A run of records
___

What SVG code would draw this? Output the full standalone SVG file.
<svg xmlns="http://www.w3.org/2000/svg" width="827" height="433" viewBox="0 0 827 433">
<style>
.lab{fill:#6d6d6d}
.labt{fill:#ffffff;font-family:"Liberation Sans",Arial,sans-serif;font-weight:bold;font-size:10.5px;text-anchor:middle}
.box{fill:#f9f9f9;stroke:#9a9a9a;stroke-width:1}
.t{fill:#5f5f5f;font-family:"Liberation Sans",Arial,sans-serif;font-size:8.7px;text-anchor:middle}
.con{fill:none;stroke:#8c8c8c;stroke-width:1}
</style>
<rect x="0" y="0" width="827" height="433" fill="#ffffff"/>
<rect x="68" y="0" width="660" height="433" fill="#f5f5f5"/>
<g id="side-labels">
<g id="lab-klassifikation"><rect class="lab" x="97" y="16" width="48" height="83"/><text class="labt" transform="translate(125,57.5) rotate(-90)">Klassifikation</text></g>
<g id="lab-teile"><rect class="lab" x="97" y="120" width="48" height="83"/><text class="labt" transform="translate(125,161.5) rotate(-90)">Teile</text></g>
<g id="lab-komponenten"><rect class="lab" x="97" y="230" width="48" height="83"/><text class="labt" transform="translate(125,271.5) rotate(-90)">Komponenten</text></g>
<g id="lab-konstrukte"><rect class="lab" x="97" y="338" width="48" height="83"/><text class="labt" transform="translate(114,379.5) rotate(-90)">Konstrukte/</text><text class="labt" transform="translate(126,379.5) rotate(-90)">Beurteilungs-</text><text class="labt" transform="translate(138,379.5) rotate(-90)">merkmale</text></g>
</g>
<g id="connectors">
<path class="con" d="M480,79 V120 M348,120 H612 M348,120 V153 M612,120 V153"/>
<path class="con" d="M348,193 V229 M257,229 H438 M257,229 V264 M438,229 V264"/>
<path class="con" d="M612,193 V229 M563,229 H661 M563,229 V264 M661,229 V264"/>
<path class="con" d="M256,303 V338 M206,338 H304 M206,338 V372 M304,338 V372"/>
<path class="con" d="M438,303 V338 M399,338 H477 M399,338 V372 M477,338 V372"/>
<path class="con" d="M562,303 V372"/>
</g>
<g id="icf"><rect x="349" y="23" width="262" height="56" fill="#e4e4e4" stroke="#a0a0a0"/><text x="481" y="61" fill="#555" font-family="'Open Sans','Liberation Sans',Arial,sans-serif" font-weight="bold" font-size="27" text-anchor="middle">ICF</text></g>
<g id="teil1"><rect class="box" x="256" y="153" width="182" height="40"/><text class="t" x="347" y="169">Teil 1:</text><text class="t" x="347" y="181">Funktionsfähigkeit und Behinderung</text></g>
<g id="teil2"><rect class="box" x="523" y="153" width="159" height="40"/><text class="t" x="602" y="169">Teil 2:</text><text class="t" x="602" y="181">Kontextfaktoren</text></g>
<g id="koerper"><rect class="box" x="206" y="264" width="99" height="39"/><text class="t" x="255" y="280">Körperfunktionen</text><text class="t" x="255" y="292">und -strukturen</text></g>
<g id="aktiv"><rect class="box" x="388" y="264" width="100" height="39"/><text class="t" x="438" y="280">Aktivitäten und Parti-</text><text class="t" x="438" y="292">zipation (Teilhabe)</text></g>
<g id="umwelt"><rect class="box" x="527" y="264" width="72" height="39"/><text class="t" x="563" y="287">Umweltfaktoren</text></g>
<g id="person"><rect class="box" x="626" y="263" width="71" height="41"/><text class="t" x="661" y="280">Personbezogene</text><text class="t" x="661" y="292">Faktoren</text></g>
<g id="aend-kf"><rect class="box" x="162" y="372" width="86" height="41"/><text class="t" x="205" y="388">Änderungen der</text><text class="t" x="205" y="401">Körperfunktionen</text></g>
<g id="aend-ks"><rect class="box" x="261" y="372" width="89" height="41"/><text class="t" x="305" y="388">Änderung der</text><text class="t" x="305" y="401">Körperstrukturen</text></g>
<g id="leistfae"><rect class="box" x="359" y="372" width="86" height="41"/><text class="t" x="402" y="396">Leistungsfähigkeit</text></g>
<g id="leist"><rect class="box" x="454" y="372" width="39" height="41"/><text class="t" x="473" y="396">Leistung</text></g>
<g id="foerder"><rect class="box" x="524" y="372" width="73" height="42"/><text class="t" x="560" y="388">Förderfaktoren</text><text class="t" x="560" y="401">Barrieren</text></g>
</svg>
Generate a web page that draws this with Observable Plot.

___

Stated goal >> Copy each line of the data exactly, leaving nothing out.

Exercise solution >>
What SVG code would draw this? Output the full standalone SVG file.
<svg xmlns="http://www.w3.org/2000/svg" width="827" height="433" viewBox="0 0 827 433">
<style>
.lab{fill:#6d6d6d}
.labt{fill:#ffffff;font-family:"Liberation Sans",Arial,sans-serif;font-weight:bold;font-size:10.5px;text-anchor:middle}
.box{fill:#f9f9f9;stroke:#9a9a9a;stroke-width:1}
.t{fill:#5f5f5f;font-family:"Liberation Sans",Arial,sans-serif;font-size:8.7px;text-anchor:middle}
.con{fill:none;stroke:#8c8c8c;stroke-width:1}
</style>
<rect x="0" y="0" width="827" height="433" fill="#ffffff"/>
<rect x="68" y="0" width="660" height="433" fill="#f5f5f5"/>
<g id="side-labels">
<g id="lab-klassifikation"><rect class="lab" x="97" y="16" width="48" height="83"/><text class="labt" transform="translate(125,57.5) rotate(-90)">Klassifikation</text></g>
<g id="lab-teile"><rect class="lab" x="97" y="120" width="48" height="83"/><text class="labt" transform="translate(125,161.5) rotate(-90)">Teile</text></g>
<g id="lab-komponenten"><rect class="lab" x="97" y="230" width="48" height="83"/><text class="labt" transform="translate(125,271.5) rotate(-90)">Komponenten</text></g>
<g id="lab-konstrukte"><rect class="lab" x="97" y="338" width="48" height="83"/><text class="labt" transform="translate(114,379.5) rotate(-90)">Konstrukte/</text><text class="labt" transform="translate(126,379.5) rotate(-90)">Beurteilungs-</text><text class="labt" transform="translate(138,379.5) rotate(-90)">merkmale</text></g>
</g>
<g id="connectors">
<path class="con" d="M480,79 V120 M348,120 H612 M348,120 V153 M612,120 V153"/>
<path class="con" d="M348,193 V229 M257,229 H438 M257,229 V264 M438,229 V264"/>
<path class="con" d="M612,193 V229 M563,229 H661 M563,229 V264 M661,229 V264"/>
<path class="con" d="M256,303 V338 M206,338 H304 M206,338 V372 M304,338 V372"/>
<path class="con" d="M438,303 V338 M399,338 H477 M399,338 V372 M477,338 V372"/>
<path class="con" d="M562,303 V372"/>
</g>
<g id="icf"><rect x="349" y="23" width="262" height="56" fill="#e4e4e4" stroke="#a0a0a0"/><text x="481" y="61" fill="#555" font-family="'Open Sans','Liberation Sans',Arial,sans-serif" font-weight="bold" font-size="27" text-anchor="middle">ICF</text></g>
<g id="teil1"><rect class="box" x="256" y="153" width="182" height="40"/><text class="t" x="347" y="169">Teil 1:</text><text class="t" x="347" y="181">Funktionsfähigkeit und Behinderung</text></g>
<g id="teil2"><rect class="box" x="523" y="153" width="159" height="40"/><text class="t" x="602" y="169">Teil 2:</text><text class="t" x="602" y="181">Kontextfaktoren</text></g>
<g id="koerper"><rect class="box" x="206" y="264" width="99" height="39"/><text class="t" x="255" y="280">Körperfunktionen</text><text class="t" x="255" y="292">und -strukturen</text></g>
<g id="aktiv"><rect class="box" x="388" y="264" width="100" height="39"/><text class="t" x="438" y="280">Aktivitäten und Parti-</text><text class="t" x="438" y="292">zipation (Teilhabe)</text></g>
<g id="umwelt"><rect class="box" x="527" y="264" width="72" height="39"/><text class="t" x="563" y="287">Umweltfaktoren</text></g>
<g id="person"><rect class="box" x="626" y="263" width="71" height="41"/><text class="t" x="661" y="280">Personbezogene</text><text class="t" x="661" y="292">Faktoren</text></g>
<g id="aend-kf"><rect class="box" x="162" y="372" width="86" height="41"/><text class="t" x="205" y="388">Änderungen der</text><text class="t" x="205" y="401">Körperfunktionen</text></g>
<g id="aend-ks"><rect class="box" x="261" y="372" width="89" height="41"/><text class="t" x="305" y="388">Änderung der</text><text class="t" x="305" y="401">Körperstrukturen</text></g>
<g id="leistfae"><rect class="box" x="359" y="372" width="86" height="41"/><text class="t" x="402" y="396">Leistungsfähigkeit</text></g>
<g id="leist"><rect class="box" x="454" y="372" width="39" height="41"/><text class="t" x="473" y="396">Leistung</text></g>
<g id="foerder"><rect class="box" x="524" y="372" width="73" height="42"/><text class="t" x="560" y="388">Förderfaktoren</text><text class="t" x="560" y="401">Barrieren</text></g>
</svg>
Generate a web page that draws this with Observable Plot.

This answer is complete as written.